Getting ready for GCC 5.1
Confusingly, GCC has a new, weird, version scheme. The first release of GCC 5 will be 5.1. It is due soon (next week). For that reason, and because it's better to find compiler bugs before it's released, I started looking into building Firefox with it.
The first round of builds I did was with 5-20150405. That got me to find a small bunch of issues:
- The new libstdc++ ABI breaks our compatibility with older libstdc++, which we've been going into great length to keep. Fortunately, it's still possible to build with some level of compatibility by compiling with
-D_GLIBCXX_USE_CXX11_ABI=0
. - Some build failure in pkix gtests because of unused gtest-generated variables in an anonymous namespace.
- New false positive hits on
-Warray-bounds
, which, with-Werror
, led the build to fail. - New libstdc++ compatibility issue that prevented from running elfhack during the build (we don't set
LD_LIBRARY_PATH
to use the libstdc++ that comes with GCC).
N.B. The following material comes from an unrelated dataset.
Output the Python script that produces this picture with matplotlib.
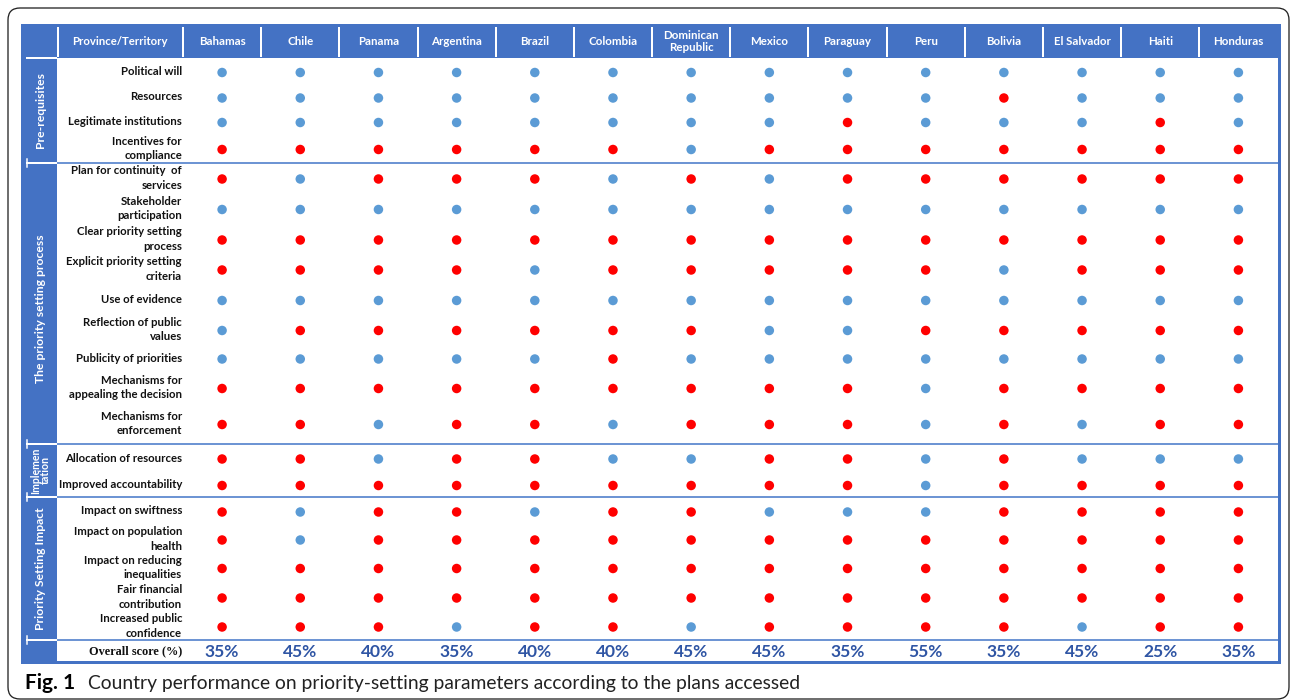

Incidentally, I found that the check to ensure we don't introduce dependencies on unwanted symbols from libstdc++ has been broken (by myself) for a few months. Fortunately, nothing slipped in between. - An Internal Compiler Error (ICE) on
--enable-debug
builds, which turned out to be already fixed.
So that got me to do a second round with the first 5.1 RC, which had the fix for that ICE.
With all the above fixed, I could finally get builds out of try, and tests running, which revealed two more issues:
- Another (quickly fixed) Internal Compiler Error on 32-bits PGO builds (but only for a nightly setup, with
--enable-profiling
, not for a release setup, which doesn't have it). - JS engine assertions during some JIT tests on 64-bits builds (with or without PGO), which Dan Gohman kindly tracked down and reduced to a small test case allowing to file a GCC bug and bisect to pinpoint at the GCC upstream commit that broke it (yay
git bisect run
on a 36-CPU EC2 instance).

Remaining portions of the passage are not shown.